__STORED DATA__.
□ □ □ □ □ □ □

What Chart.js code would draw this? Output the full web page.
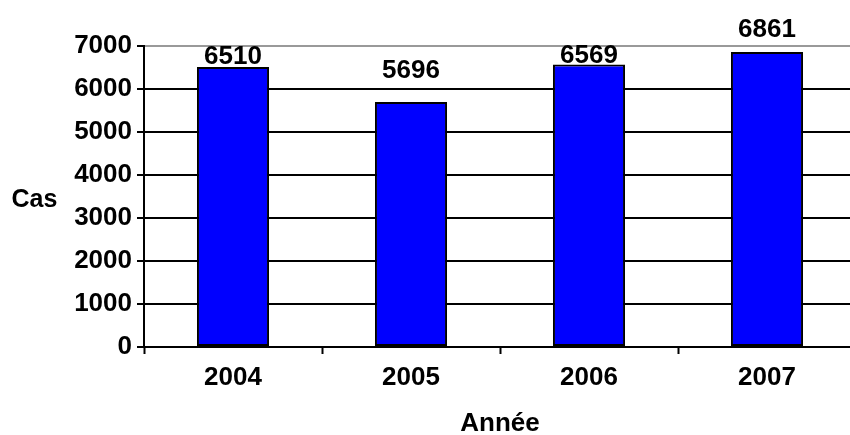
<!DOCTYPE html>
<html>
<head>
<meta charset="utf-8">
<script src="https://cdn.jsdelivr.net/npm/chart.js@4/dist/chart.umd.min.js"></script>
<style>
  html, body { margin: 0; padding: 0; background: #fff; overflow: hidden; }
  #wrap { width: 860px; height: 435px; }
</style>
</head>
<body>
<div id="wrap"><canvas id="chart" width="860" height="435"></canvas></div>
<script>
const years = ["2004", "2005", "2006", "2007"];
const cases = [6510, 5696, 6569, 6861];
const yTicks = [0, 1000, 2000, 3000, 4000, 5000, 6000, 7000];

// how far each value label sits above its bar, px
const labelGap = [3, 24, 2, 15];

const FONT = "'Liberation Sans', Arial, sans-serif";

const valueLabels = {
  id: "valueLabels",
  afterDatasetsDraw(chart) {
    const ctx = chart.ctx;
    const bars = chart.getDatasetMeta(0).data;
    ctx.save();
    ctx.font = "bold 26px " + FONT;
    ctx.fillStyle = "#000";
    ctx.textAlign = "center";
    ctx.textBaseline = "alphabetic";
    bars.forEach((bar, i) => {
      ctx.fillText(String(cases[i]), bar.x, bar.y - labelGap[i]);
    });
    ctx.restore();
  }
};

const sideTitle = {
  id: "sideTitle",
  afterDraw(chart) {
    const ctx = chart.ctx;
    ctx.save();
    ctx.font = "bold 25px " + FONT;
    ctx.fillStyle = "#000";
    ctx.textAlign = "center";
    ctx.textBaseline = "alphabetic";
    ctx.fillText("Cas", 34.5, 207);
    ctx.restore();
  }
};

new Chart(document.getElementById("chart"), {
  type: "bar",
  data: {
    labels: years,
    datasets: [{
      data: cases,
      backgroundColor: "#0000ff",
      borderColor: "#000",
      borderWidth: 2,
      borderSkipped: false,
      barPercentage: 0.405,
      categoryPercentage: 1
    }]
  },
  options: {
    responsive: false,
    animation: false,
    layout: { padding: { top: 46, right: 4, left: 0, bottom: 0 } },
    plugins: {
      legend: { display: false },
      tooltip: { enabled: false }
    },
    scales: {
      x: {
        offset: true,
        afterFit(scale) { scale.height = 88; },
        grid: {
          offset: true,
          drawOnChartArea: false,
          drawTicks: true,
          tickLength: 7,
          tickWidth: 2,
          tickColor: "#000"
        },
        border: { display: true, color: "#000", width: 2 },
        ticks: {
          color: "#000",
          padding: 8,
          font: { family: FONT, size: 26, weight: "bold" }
        },
        title: {
          display: true,
          text: "Année",
          color: "#000",
          padding: { top: 10, bottom: -4 },
          font: { family: FONT, size: 26, weight: "bold" }
        }
      },
      y: {
        min: 0,
        max: 7000,
        afterFit(scale) { scale.width = 144; },
        afterBuildTicks(scale) {
          scale.ticks = yTicks.map(v => ({ value: v }));
        },
        grid: {
          color: ctx => (ctx.tick && ctx.tick.value === 7000 ? "#999" : "#000"),
          lineWidth: 2,
          drawTicks: true,
          tickLength: 7,
          tickWidth: 2,
          tickColor: "#000"
        },
        border: { display: true, color: "#000", width: 2 },
        ticks: {
          color: "#000",
          padding: 5,
          callback: v => String(v),
          font: { family: FONT, size: 26, weight: "bold" }
        }
      }
    }
  },
  plugins: [valueLabels, sideTitle]
});
</script>
</body>
</html>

□ □ □ □ □ □ □

__DESCRIPTION OF THE TASK__. Every line of the data above should be quoted exactly. Omit the pictures.

__EXERCISE RESPONSE__.
What Chart.js code would draw this? Output the full web page.
<!DOCTYPE html>
<html>
<head>
<meta charset="utf-8">
<script src="https://cdn.jsdelivr.net/npm/chart.js@4/dist/chart.umd.min.js"></script>
<style>
  html, body { margin: 0; padding: 0; background: #fff; overflow: hidden; }
  #wrap { width: 860px; height: 435px; }
</style>
</head>
<body>
<div id="wrap"><canvas id="chart" width="860" height="435"></canvas></div>
<script>
const years = ["2004", "2005", "2006", "2007"];
const cases = [6510, 5696, 6569, 6861];
const yTicks = [0, 1000, 2000, 3000, 4000, 5000, 6000, 7000];

// how far each value label sits above its bar, px
const labelGap = [3, 24, 2, 15];

const FONT = "'Liberation Sans', Arial, sans-serif";

const valueLabels = {
  id: "valueLabels",
  afterDatasetsDraw(chart) {
    const ctx = chart.ctx;
    const bars = chart.getDatasetMeta(0).data;
    ctx.save();
    ctx.font = "bold 26px " + FONT;
    ctx.fillStyle = "#000";
    ctx.textAlign = "center";
    ctx.textBaseline = "alphabetic";
    bars.forEach((bar, i) => {
      ctx.fillText(String(cases[i]), bar.x, bar.y - labelGap[i]);
    });
    ctx.restore();
  }
};

const sideTitle = {
  id: "sideTitle",
  afterDraw(chart) {
    const ctx = chart.ctx;
    ctx.save();
    ctx.font = "bold 25px " + FONT;
    ctx.fillStyle = "#000";
    ctx.textAlign = "center";
    ctx.textBaseline = "alphabetic";
    ctx.fillText("Cas", 34.5, 207);
    ctx.restore();
  }
};

new Chart(document.getElementById("chart"), {
  type: "bar",
  data: {
    labels: years,
    datasets: [{
      data: cases,
      backgroundColor: "#0000ff",
      borderColor: "#000",
      borderWidth: 2,
      borderSkipped: false,
      barPercentage: 0.405,
      categoryPercentage: 1
    }]
  },
  options: {
    responsive: false,
    animation: false,
    layout: { padding: { top: 46, right: 4, left: 0, bottom: 0 } },
    plugins: {
      legend: { display: false },
      tooltip: { enabled: false }
    },
    scales: {
      x: {
        offset: true,
        afterFit(scale) { scale.height = 88; },
        grid: {
          offset: true,
          drawOnChartArea: false,
          drawTicks: true,
          tickLength: 7,
          tickWidth: 2,
          tickColor: "#000"
        },
        border: { display: true, color: "#000", width: 2 },
        ticks: {
          color: "#000",
          padding: 8,
          font: { family: FONT, size: 26, weight: "bold" }
        },
        title: {
          display: true,
          text: "Année",
          color: "#000",
          padding: { top: 10, bottom: -4 },
          font: { family: FONT, size: 26, weight: "bold" }
        }
      },
      y: {
        min: 0,
        max: 7000,
        afterFit(scale) { scale.width = 144; },
        afterBuildTicks(scale) {
          scale.ticks = yTicks.map(v => ({ value: v }));
        },
        grid: {
          color: ctx => (ctx.tick && ctx.tick.value === 7000 ? "#999" : "#000"),
          lineWidth: 2,
          drawTicks: true,
          tickLength: 7,
          tickWidth: 2,
          tickColor: "#000"
        },
        border: { display: true, color: "#000", width: 2 },
        ticks: {
          color: "#000",
          padding: 5,
          callback: v => String(v),
          font: { family: FONT, size: 26, weight: "bold" }
        }
      }
    }
  },
  plugins: [valueLabels, sideTitle]
});
</script>
</body>
</html>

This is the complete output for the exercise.